If we are trying to do this in a computer, the template faces would all be stored as pre-transformed images, and the input subjected to the same treatment (conceivably with a passive fiber-optic device; there is no reason it has to be computational, though that may be easier). Spatial FFT-based correlation would then have a much less difficult time dealing with rotation and scaling, at least within a 2-D space (this won’t help at all with pitch and yaw distortions). Obviously there’s a lot more to image recognition than simple coordinate transformation and cross-correlation, but I’m reasonably convinced that this should be investigated as a preprocessing step… it’s how we have evolved to solve the identical problem.


2019 Commentary

This text has been sitting around my life for decades, and the images were used in my engineering textbook, Industrial Design with Microcomputers (Prentice-Hall, 1982). Naturally, we have come a long way in nearly four decades, and I’m sure that real investigators in this field have long since incorporated this, or found alternative explanations that go far beyond my own observations. Still, I include this in the archives as a demonstration of the power of cross-pollination… interesting stuff happens at the boundaries between specialties, and seeding primitive computer image recognition with insights from electron microscopy of the retina and optic nerve is one of my favorite examples. 

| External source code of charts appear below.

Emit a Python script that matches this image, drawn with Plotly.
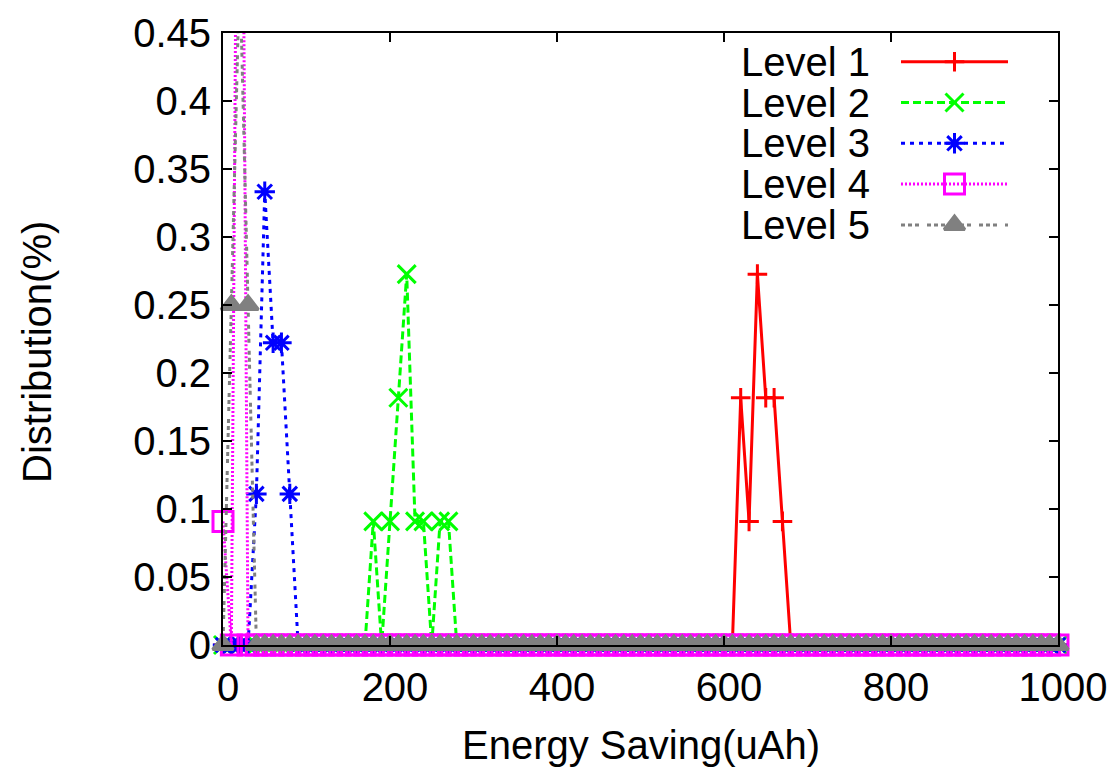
import plotly.graph_objects as go

# ---------------- data ----------------
# histogram bins (uAh), every 10 uAh from 0 to 1000
bins = list(range(0, 1001, 10))

# non-zero bins of each level (all other bins are 0)
level1_x = [620, 630, 640, 650, 660, 670]
level1_y = [0.1818, 0.0909, 0.2727, 0.1818, 0.1818, 0.0909]

level2_x = [180, 200, 210, 220, 230, 240, 260, 270]
level2_y = [0.0909, 0.0909, 0.1818, 0.2727, 0.0909, 0.0909, 0.0909, 0.0909]

level3_x = [40, 50, 60, 70, 80]
level3_y = [0.1111, 0.3333, 0.2222, 0.2222, 0.1111]

level4_x = [0, 20]
level4_y = [0.0909, 0.9091]

level5_x = [10, 20, 30]
level5_y = [0.25, 0.5, 0.25]

names = ["Level 1", "Level 2", "Level 3", "Level 4", "Level 5"]
x_ticks = [0, 200, 400, 600, 800, 1000]

# ---------------- styles ----------------
FONT = "Liberation Sans, Arial, sans-serif"
FS = 40
YMAX = 0.45
styles = [
    dict(color="#ff0000", dash="solid", symbol="cross-thin-open", size=14),
    dict(color="#00ff00", dash="8px,4px", symbol="x-thin-open", size=18),
    dict(color="#0000ff", dash="4px,5px", symbol="asterisk-open", size=17),
    dict(color="#ff00ff", dash="2px,2px", symbol="square-open", size=20),
    dict(color="#808080", dash="4px,3px,4px,3px,4px,8px", symbol="triangle-up", size=18),
]

levels = [(level1_x, level1_y), (level2_x, level2_y), (level3_x, level3_y),
          (level4_x, level4_y), (level5_x, level5_y)]

fig = go.Figure()
for (lx, ly), name, st in zip(levels, names, styles):
    lookup = dict(zip(lx, ly))
    ys = [lookup.get(b, 0.0) for b in bins]
    # line (clipped to plot area)
    fig.add_trace(go.Scatter(
        x=bins, y=ys, mode="lines", name=name, showlegend=False,
        line=dict(color=st["color"], width=3, dash=st["dash"]),
        cliponaxis=True, hoverinfo="skip"))
    # markers (only those within the visible y range, not clipped at borders)
    mx = [b for b, v in zip(bins, ys) if v <= YMAX]
    my = [v for v in ys if v <= YMAX]
    fig.add_trace(go.Scatter(
        x=mx, y=my, mode="markers", name=name, showlegend=False,
        marker=dict(symbol=st["symbol"], size=st["size"], color=st["color"],
                    line=dict(color=st["color"], width=3)),
        cliponaxis=False, hoverinfo="skip"))

# ---------------- custom gnuplot-like key (text left, sample right) ----------------
L, R, T, B = 223, 54, 33, 122
W, H = 1112, 767
pw, ph = W - L - R, H - T - B
def px2x(px):
    return (px - L) / pw
def py2y(py):
    return (T + ph - py) / ph

key_top, key_step = 61.7, 40.8
key_line_x0, key_line_x1, key_mark_x, key_text_x = 901, 1008, 954.5, 872
for i, (name, st) in enumerate(zip(names, styles)):
    yy = py2y(key_top + i * key_step)
    fig.add_trace(go.Scatter(
        x=[px2x(key_line_x0), px2x(key_line_x1)], y=[yy, yy], mode="lines",
        xaxis="x2", yaxis="y2", showlegend=False, hoverinfo="skip",
        line=dict(color=st["color"], width=3, dash=st["dash"])))
    fig.add_trace(go.Scatter(
        x=[px2x(key_mark_x)], y=[yy], mode="markers",
        xaxis="x2", yaxis="y2", showlegend=False, hoverinfo="skip",
        marker=dict(symbol=st["symbol"], size=st["size"], color=st["color"],
                    line=dict(color=st["color"], width=3))))
    fig.add_annotation(x=px2x(key_text_x), y=yy, xref="paper", yref="paper",
                       text=name, showarrow=False, xanchor="right", yanchor="middle",
                       font=dict(family=FONT, size=FS, color="black"))

# axis titles
fig.add_annotation(x=0.5, y=py2y(745), xref="paper", yref="paper",
                   text="Energy Saving(uAh)", showarrow=False,
                   xanchor="center", yanchor="middle",
                   font=dict(family=FONT, size=FS, color="black"))
fig.add_annotation(x=px2x(37), y=py2y(352), xref="paper", yref="paper",
                   text="Distribution(%)", showarrow=False, textangle=-90,
                   xanchor="center", yanchor="middle",
                   font=dict(family=FONT, size=FS, color="black"))

axis_common = dict(showline=True, linecolor="black", linewidth=2, mirror="ticks",
                   ticks="inside", ticklen=9, tickwidth=1.5, tickcolor="black",
                   showgrid=False, zeroline=False, automargin=False,
                   tickfont=dict(family=FONT, size=FS, color="black"))
fig.update_layout(
    width=W, height=H,
    margin=dict(l=L, r=R, t=T, b=B, autoexpand=False),
    paper_bgcolor="white", plot_bgcolor="white",
    showlegend=False,
    xaxis=dict(range=[0, 1000], tickvals=x_ticks, ticklabelstandoff=6,
               ticklabelshift=5, **axis_common),
    yaxis=dict(range=[0, YMAX], tick0=0, dtick=0.05, ticklabelstandoff=2,
               **axis_common),
    xaxis2=dict(range=[0, 1], overlaying="x", visible=False, fixedrange=True,
                automargin=False),
    yaxis2=dict(range=[0, 1], overlaying="y", visible=False, fixedrange=True,
                automargin=False),
)

fig.write_html("out.html", config={"displayModeBar": False},
               post_script="document.body.style.margin='0px';document.body.style.overflow='hidden';")
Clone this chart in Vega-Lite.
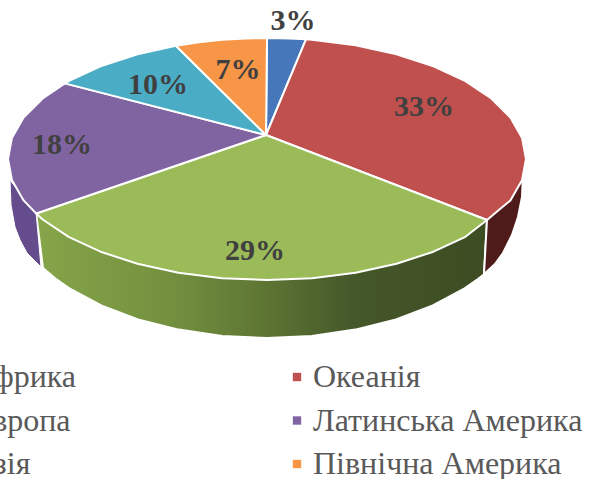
{"$schema":"https://vega.github.io/schema/vega-lite/v6.json","width":589,"height":479,"padding":0,"autosize":{"type":"none"},"background":"white",
"config":{"view":{"stroke":null}},
"datasets":{
"top":[
{"region":"Африка","share":0.03,"i":0,"x":0,"y":0},{"region":"Африка","share":0.03,"i":1,"x":1,"y":97},{"region":"Африка","share":0.03,"i":2,"x":23.6,"y":96.5},{"region":"Африка","share":0.03,"i":3,"x":40,"y":95.7},{"region":"Африка","share":0.03,"i":4,"x":0,"y":0},
{"region":"Океанія","share":0.33,"i":0,"x":0,"y":0},{"region":"Океанія","share":0.33,"i":1,"x":40,"y":95.7},{"region":"Океанія","share":0.33,"i":2,"x":46,"y":95.2},{"region":"Океанія","share":0.33,"i":3,"x":89.6,"y":89.7},{"region":"Океанія","share":0.33,"i":4,"x":130.5,"y":80.8},{"region":"Океанія","share":0.33,"i":5,"x":167.5,"y":68.7},{"region":"Океанія","share":0.33,"i":6,"x":199.4,"y":53.8},{"region":"Океанія","share":0.33,"i":7,"x":225.3,"y":36.5},{"region":"Океанія","share":0.33,"i":8,"x":244.4,"y":17.4},{"region":"Океанія","share":0.33,"i":9,"x":256.1,"y":-3},{"region":"Океанія","share":0.33,"i":10,"x":260,"y":-24},{"region":"Океанія","share":0.33,"i":11,"x":256.1,"y":-45},{"region":"Океанія","share":0.33,"i":12,"x":244.4,"y":-65.4},{"region":"Океанія","share":0.33,"i":13,"x":234,"y":-74},{"region":"Океанія","share":0.33,"i":14,"x":221,"y":-85},{"region":"Океанія","share":0.33,"i":15,"x":0,"y":0},
{"region":"Європа","share":0.29,"i":0,"x":0,"y":0},{"region":"Європа","share":0.29,"i":1,"x":221,"y":-85},{"region":"Європа","share":0.29,"i":2,"x":199.4,"y":-101.8},{"region":"Європа","share":0.29,"i":3,"x":167.5,"y":-116.7},{"region":"Європа","share":0.29,"i":4,"x":130.5,"y":-128.8},{"region":"Європа","share":0.29,"i":5,"x":89.6,"y":-137.7},{"region":"Європа","share":0.29,"i":6,"x":46,"y":-143.2},{"region":"Європа","share":0.29,"i":7,"x":1,"y":-145},{"region":"Європа","share":0.29,"i":8,"x":-44,"y":-143.2},{"region":"Європа","share":0.29,"i":9,"x":-87.6,"y":-137.7},{"region":"Європа","share":0.29,"i":10,"x":-128.5,"y":-128.8},{"region":"Європа","share":0.29,"i":11,"x":-165.5,"y":-116.7},{"region":"Європа","share":0.29,"i":12,"x":-197.4,"y":-101.8},{"region":"Європа","share":0.29,"i":13,"x":-223.3,"y":-84.5},{"region":"Європа","share":0.29,"i":14,"x":-229.8,"y":-78.5},{"region":"Європа","share":0.29,"i":15,"x":0,"y":0},
{"region":"Латинська Америка","share":0.18,"i":0,"x":0,"y":0},{"region":"Латинська Америка","share":0.18,"i":1,"x":-229.8,"y":-78.5},{"region":"Латинська Америка","share":0.18,"i":2,"x":-242.4,"y":-65.4},{"region":"Латинська Америка","share":0.18,"i":3,"x":-254.1,"y":-45},{"region":"Латинська Америка","share":0.18,"i":4,"x":-258,"y":-24},{"region":"Латинська Америка","share":0.18,"i":5,"x":-254.1,"y":-3},{"region":"Латинська Америка","share":0.18,"i":6,"x":-242.4,"y":17.4},{"region":"Латинська Америка","share":0.18,"i":7,"x":-223.3,"y":36.5},{"region":"Латинська Америка","share":0.18,"i":8,"x":-201.1,"y":51.6},{"region":"Латинська Америка","share":0.18,"i":9,"x":0,"y":0},
{"region":"Азія","share":0.10,"i":0,"x":0,"y":0},{"region":"Азія","share":0.10,"i":1,"x":-201.1,"y":51.6},{"region":"Азія","share":0.10,"i":2,"x":-197.4,"y":53.8},{"region":"Азія","share":0.10,"i":3,"x":-165.5,"y":68.7},{"region":"Азія","share":0.10,"i":4,"x":-128.5,"y":80.8},{"region":"Азія","share":0.10,"i":5,"x":-90.1,"y":89.3},{"region":"Азія","share":0.10,"i":6,"x":0,"y":0},
{"region":"Північна Америка","share":0.07,"i":0,"x":0,"y":0},{"region":"Північна Америка","share":0.07,"i":1,"x":-90.1,"y":89.3},{"region":"Північна Америка","share":0.07,"i":2,"x":-67,"y":92.8},{"region":"Північна Америка","share":0.07,"i":3,"x":-44,"y":95.2},{"region":"Північна Америка","share":0.07,"i":4,"x":-20,"y":96.6},{"region":"Північна Америка","share":0.07,"i":5,"x":1,"y":97},{"region":"Північна Америка","share":0.07,"i":6,"x":0,"y":0}
],
"wall":[
{"region":"Європа","i":0,"x":221,"y":-85},{"region":"Європа","i":1,"x":1,"y":-100},{"region":"Європа","i":2,"x":-229.8,"y":-78.5},{"region":"Європа","i":3,"x":-223,"y":-133.1},{"region":"Європа","i":4,"x":-210.3,"y":-143.7},{"region":"Європа","i":5,"x":-196.6,"y":-153.4},{"region":"Європа","i":6,"x":-164.8,"y":-170.5},{"region":"Європа","i":7,"x":-128,"y":-184.4},{"region":"Європа","i":8,"x":-87.2,"y":-194.6},{"region":"Європа","i":9,"x":-43.8,"y":-200.9},{"region":"Європа","i":10,"x":1,"y":-203},{"region":"Європа","i":11,"x":45.8,"y":-200.9},{"region":"Європа","i":12,"x":89.2,"y":-194.6},{"region":"Європа","i":13,"x":130,"y":-184.4},{"region":"Європа","i":14,"x":166.8,"y":-170.5},{"region":"Європа","i":15,"x":198.6,"y":-153.4},{"region":"Європа","i":16,"x":212.3,"y":-143.7},{"region":"Європа","i":17,"x":218,"y":-139.2},{"region":"Європа","i":18,"x":221,"y":-85},
{"region":"Океанія","i":0,"x":221,"y":-85},{"region":"Океанія","i":1,"x":256.7,"y":-45},{"region":"Океанія","i":2,"x":256,"y":-62},{"region":"Океанія","i":3,"x":252,"y":-82},{"region":"Океанія","i":4,"x":246,"y":-100},{"region":"Океанія","i":5,"x":237,"y":-118},{"region":"Океанія","i":6,"x":229,"y":-129},{"region":"Океанія","i":7,"x":218,"y":-139.2},{"region":"Океанія","i":8,"x":221,"y":-85},
{"region":"Латинська Америка","i":0,"x":-229.8,"y":-78.5},{"region":"Латинська Америка","i":1,"x":-256,"y":-45},{"region":"Латинська Америка","i":2,"x":-255,"y":-70},{"region":"Латинська Америка","i":3,"x":-251,"y":-92},{"region":"Латинська Америка","i":4,"x":-246,"y":-105},{"region":"Латинська Америка","i":5,"x":-239,"y":-118},{"region":"Латинська Америка","i":6,"x":-225,"y":-132},{"region":"Латинська Америка","i":7,"x":-229.8,"y":-78.5}
],
"labels":[
{"region":"Африка","share":0.03,"x":27,"y":114},{"region":"Океанія","share":0.33,"x":158,"y":28},{"region":"Європа","share":0.29,"x":-11,"y":-116},{"region":"Латинська Америка","share":0.18,"x":-204,"y":-10},{"region":"Азія","share":0.10,"x":-108,"y":50},{"region":"Північна Америка","share":0.07,"x":-28,"y":65}
]},
"layer":[
{"data":{"name":"wall"},"transform":[{"filter":"datum.region==='Європа'"}],"mark":{"type":"line","stroke":"white","strokeWidth":2,"fill":{"gradient":"linear","x1":0,"x2":1,"y1":0,"y2":0,"stops":[{"offset":0,"color":"#86a549"},{"offset":0.3,"color":"#73903f"},{"offset":0.5,"color":"#5e7633"},{"offset":0.7,"color":"#45582a"},{"offset":1,"color":"#3d4c22"}]}},"encoding":{"x":{"field":"x","type":"quantitative","scale":{"domain":[-266,323],"nice":false,"zero":false},"axis":null},"y":{"field":"y","type":"quantitative","scale":{"domain":[-344,135],"nice":false,"zero":false},"axis":null},"order":{"field":"i"}}},
{"data":{"name":"wall"},"transform":[{"filter":"datum.region==='Океанія'"}],"mark":{"type":"line","stroke":"white","strokeWidth":2,"fill":"#4f1b1a"},"encoding":{"x":{"field":"x","type":"quantitative"},"y":{"field":"y","type":"quantitative"},"order":{"field":"i"}}},
{"data":{"name":"wall"},"transform":[{"filter":"datum.region==='Латинська Америка'"}],"mark":{"type":"line","stroke":"white","strokeWidth":1,"fill":"#654c8c"},"encoding":{"x":{"field":"x","type":"quantitative"},"y":{"field":"y","type":"quantitative"},"order":{"field":"i"}}},
{"data":{"name":"top"},"mark":{"type":"line","stroke":"white","strokeWidth":2,"strokeJoin":"round"},"encoding":{"x":{"field":"x","type":"quantitative"},"y":{"field":"y","type":"quantitative"},"order":{"field":"i"},
"fill":{"field":"region","type":"nominal","scale":{"domain":["Африка","Океанія","Європа","Латинська Америка","Азія","Північна Америка"],"range":["#4677bb","#c0504d","#9bbb59","#8064a2","#4bacc6","#f79646"]},
"legend":{"title":null,"orient":"none","direction":"horizontal","legendX":-61,"legendY":361,"columns":2,"symbolType":"square","symbolSize":70,"symbolStrokeWidth":0,"labelFont":"Liberation Serif","labelFontSize":32,"labelColor":"#595959","labelLimit":400,"rowPadding":11.5,"columnPadding":204,"labelOffset":0}}}},
{"data":{"name":"labels"},"mark":{"type":"text","font":"Liberation Serif","fontWeight":"bold","fontSize":30,"color":"#404040"},"encoding":{"x":{"field":"x","type":"quantitative"},"y":{"field":"y","type":"quantitative"},"text":{"field":"share","type":"quantitative","format":".0%"}}}
]}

Chapters 25-28 of the Kandel book discuss this system in far greater detail, though without specifically mentioning this mapping (which is predicated on that NYU paper and may not reflect current understanding):

This is an example of what can happen when a curious newbie like me reads something, doesn’t understand its implications, then constructs an experiment to make sense of the data. I had a longer attention span back then; if that happened today, I’d Google it to yield a paper or two about retinotopy, marvel for a few minutes, then shrug and get back to browsing Facebook. I remember the obsessive quest that evening long ago, the delighted sense of absolute shock when I realized what was happening, and the frustration of not knowing how to productize it… especially when I realized that it could profoundly change the field of image recognition.